« Nous ne décevrons pas »

Chômage, lutte contre la corruption, coopération chinoise, procès de Charles Taylor… La présidente du Liberia, Ellen Johnson-Sirleaf, est sur tous les fronts et n’évacue aucun des dossiers qui attendent son pays et le continent.

Publié le 5 juin 2007 Lecture : 9 minutes.
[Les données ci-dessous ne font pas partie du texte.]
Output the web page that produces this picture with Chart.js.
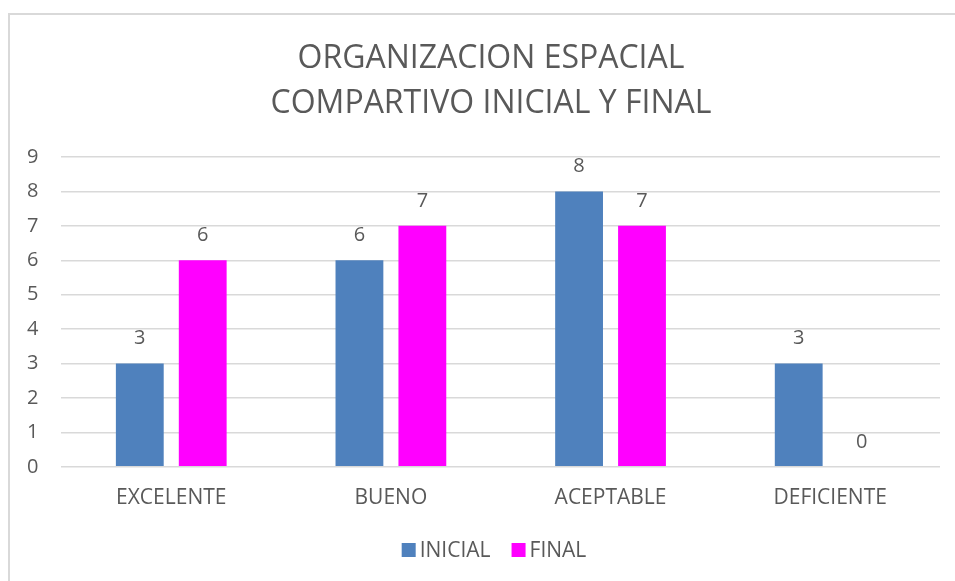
<!DOCTYPE html>
<html><head><meta charset="utf-8">
<script src="https://cdn.jsdelivr.net/npm/chart.js@4/dist/chart.umd.min.js"></script>
<style>
html,body{margin:0;padding:0;background:#fff;overflow:hidden}
#wrap{position:absolute;left:0;top:0;width:955px;height:581px}
#frame{position:absolute;left:8px;top:13px;width:1000px;height:600px;border-left:2px solid #d9d9d9;border-top:2px solid #d9d9d9;pointer-events:none}
</style></head>
<body>
<div id="wrap"><canvas id="c" width="955" height="581"></canvas></div>
<div id="frame"></div>
<script>
const categories = ["EXCELENTE", "BUENO", "ACEPTABLE", "DEFICIENTE"];
const inicialValues = [3, 6, 8, 3];
const finalValues = [6, 7, 7, 0];
const titleLines = ["ORGANIZACION ESPACIAL", "COMPARTIVO INICIAL Y FINAL"];
const yTicks = [0,1,2,3,4,5,6,7,8,9];

const FONT = "'Open Sans', 'Noto Sans', sans-serif";
const TXT = '#595959';

const titlePlugin = {
  id: 'twoLineTitle',
  afterDraw(chart) {
    const ctx = chart.ctx;
    ctx.save();
    ctx.fillStyle = TXT;
    ctx.font = "32px " + FONT;
    ctx.textAlign = 'center';
    ctx.textBaseline = 'middle';
    const cx = 491;
    titleLines.forEach((t, i) => ctx.fillText(t, cx, 59 + i * 45));
    ctx.restore();
  }
};

const legendPlugin = {
  id: 'customLegend',
  afterDraw(chart) {
    const ctx = chart.ctx;
    ctx.save();
    ctx.font = "21px " + FONT;
    ctx.textBaseline = 'middle';
    ctx.textAlign = 'left';
    const box = 14, gap = 4, spacing = 21, cy = 550, cx = 494;
    const items = chart.data.datasets.map(ds => ({ text: ds.label, color: ds.backgroundColor, w: ctx.measureText(ds.label).width }));
    let total = 0;
    items.forEach((it, i) => { total += box + gap + it.w + (i < items.length - 1 ? spacing : 0); });
    let x = cx - total / 2;
    items.forEach(it => {
      ctx.fillStyle = it.color;
      ctx.fillRect(x, cy - box / 2, box, box);
      ctx.fillStyle = TXT;
      ctx.fillText(it.text, x + box + gap, cy + 1);
      x += box + gap + it.w + spacing;
    });
    ctx.restore();
  }
};

const labelPlugin = {
  id: 'valueLabels',
  afterDatasetsDraw(chart) {
    const ctx = chart.ctx;
    ctx.save();
    ctx.fillStyle = TXT;
    ctx.font = "20px " + FONT;
    ctx.textAlign = 'center';
    ctx.textBaseline = 'middle';
    chart.data.datasets.forEach((ds, i) => {
      const meta = chart.getDatasetMeta(i);
      meta.data.forEach((bar, j) => {
        ctx.fillText(String(ds.data[j]), bar.x, bar.y - 25);
      });
    });
    ctx.restore();
  }
};

new Chart(document.getElementById('c'), {
  type: 'bar',
  data: {
    labels: categories,
    datasets: [
      { label: 'INICIAL', data: inicialValues, backgroundColor: '#4f81bd', borderWidth: 0 },
      { label: 'FINAL', data: finalValues, backgroundColor: '#ff00ff', borderWidth: 0 }
    ]
  },
  options: {
    responsive: false,
    animation: false,
    layout: { padding: { left: 4, right: 15, top: 157, bottom: 54 } },
    datasets: { bar: { categoryPercentage: 0.573, barPercentage: 0.76 } },
    plugins: {
      title: { display: false },
      legend: { display: false },
      tooltip: { enabled: false }
    },
    scales: {
      x: {
        grid: { display: false },
        border: { display: false },
        ticks: { color: TXT, font: { family: FONT, size: 21 }, padding: 11 },
        afterFit(scale) { scale.height += 5; }
      },
      y: {
        min: 0, max: 9,
        afterBuildTicks(axis) { axis.ticks = yTicks.map(v => ({ value: v })); },
        grid: { color: '#d9d9d9', lineWidth: 1.5, drawTicks: false },
        border: { display: false },
        ticks: { color: TXT, font: { family: FONT, size: 20 }, padding: 23 }
      }
    }
  },
  plugins: [labelPlugin, titlePlugin, legendPlugin]
});
</script>
</body></html>
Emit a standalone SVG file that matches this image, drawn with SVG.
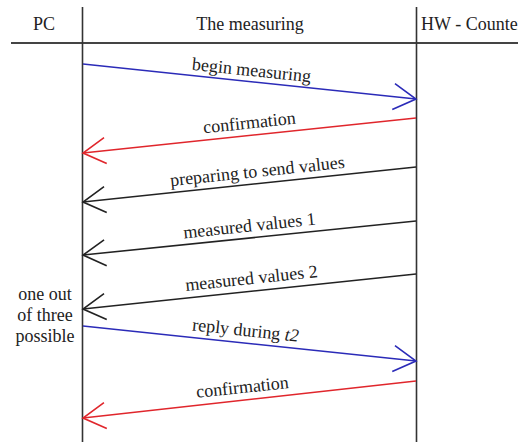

Depuis qu’elle a emménagé à Mansion House, le 16 janvier 2006, à Monrovia, Ellen Johnson-Sirleaf promène ses petits pas de femme tranquille aux quatre coins du globe. Chine, Japon, États-Unis et, récemment encore, France, Allemagne À ses pairs qui la reçoivent régulièrement, elle répète avec le même pragmatisme et les mêmes yeux rieurs que son pays de 3 millions d’habitants, mis à genoux par quatorze années d’une guerre civile parmi les plus sanglantes du continent, a besoin d’eux. Sa réputation d’honnêteté, son franc-parler et l’ancienneté de son engagement politique n’y sont sans doute pas étrangers. « Mummy », comme la surnomment ses compatriotes en référence à ses 68 ans, inspire confiance. Lors de la conférence des donateurs, en février à Washington, les bailleurs de fonds ont multiplié, non sans zèle, les promesses d’annulation de dette. Il est bien vu d’aider le Liberia, et Ellen Johnson-Sirleaf le sait.
Abandonné par la communauté internationale, à commencer par les États-Unis, au plus fort des massacres perpétrés par Charles Taylor et ses jeunes miliciens, le pays a aujourd’hui l’occasion rêvée de se faire pardonner. Aider le bon élève des pays en développement vaut mieux que soutenir le chef d’une dynastie pétrolière Et, surtout, si ce bon élève est dirigé par une personnalité politique d’expérience (elle est notamment passée par la Banque mondiale et le ministère des Finances, de 1980 à 1985, sous le président William Tolbert), qui, de surcroît, est la première femme africaine démocratiquement élue à la tête d’un État
Nicolas Sarkozy ne s’y est pas trompé : Ellen Johson-Sirleaf a été le premier chef d’État africain reçu à l’Élysée, le 24 mai, par le nouveau président français. Elle non plus ne s’y est pas trompée : elle a arraché à son hôte une promesse de soutien au prochain sommet du G8 (du 6 au 8 juin, en Allemagne) D’un voyage à l’autre, le discours de cette missionnaire jamais angélique ne varie pas d’un mot : « Nous avons besoin de tout, alors, aidez-nous. Nous ne vous décevrons pas. »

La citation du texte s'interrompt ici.